Putin also urged European regulators to cut taxes on gas supplies rather than ask Gazprom to reduce its prices. He said 60 percent of the cost to end users came from taxes.

Also at the forum, government officials and private investors called for a change to the country's economic growth model, saying it can no longer rely on oil and gas revenues to spur it along.

Maintaining high economic growth is critical to fulfill political goals, said Economic Development Minister Andrei Belousov. With an annual growth of 2 percent, "we simply could not balance our social obligations with our resource base. … It would be impossible, impossible!" he said.

The economy grew by just over 4 percent in 2011.

Putin said Tuesday that the growth rate was likely to be repeated this year.

"Our economy continues to grow," he said. "Experts say that these dynamics will continue on average over the next three years."

Not all economists agree with the president, however. On the back of the poor state of the industrial sector and falling consumer demand, growth slowed to its weakest pace in two years during the first two months of the third quarter of 2012, Capital Economics wrote in a September report. The research consultancy firm predicts 3.8 percent growth this year.

But growth of 4 to 4.5 percent should be the threshold, Belousov said. "It is the minimum level that allows us to balance social obligations with the opportunities provided by our resources," he said.

Further growth is only possible if sufficient investment is attracted to modernize and expand the manufacturing sector, Putin said, adding that the government hopes to win the trust of both foreign and local investors.

But Russia has yet to improve its "awful investment climate," Belousov said. One critical step, he said, would be to introduce road maps outlining the measures needed to solve the problem.

Speakers at the conference touched upon subjects traditionally wheeled out to impress foreign investors, including the merger of Moscow's two stock exchanges, the MICEX and RTS; and the creation of a central depositary.
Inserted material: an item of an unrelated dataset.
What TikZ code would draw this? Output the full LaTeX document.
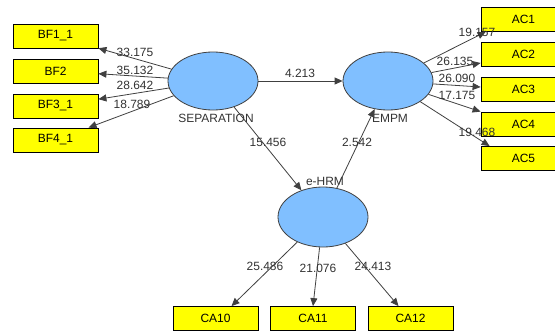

But there was one newer topic that was given a public urgency by both Putin and Central Bank Deputy Chairman Alexei Ulyukayev — the consolidation of financial regulators.

"I suggest that the banking and investment communities get involved in the discussion," Putin said. "The question about the cardinal improvement of our regulation system cannot be put off any longer, and a decision should not be dragged out."

The formation of a "super regulator" has been discussed for some time but was reinvigorated last month by Deputy Prime Minister Igor Shuvalov, who oversees regulation in the government.

Putin predicted that the financial markets watchdog, the Federal Service for Financial Markets, would probably be merged into a unified regulator based on the foundation of the Central Bank.   

A working group with representatives from the Finance Ministry, the Economic Development Ministry and the Central Bank had been formed to address the issue, Finance Minister Anton Siluanov told reporters on the sidelines of the conference. No final decision has been made, he said.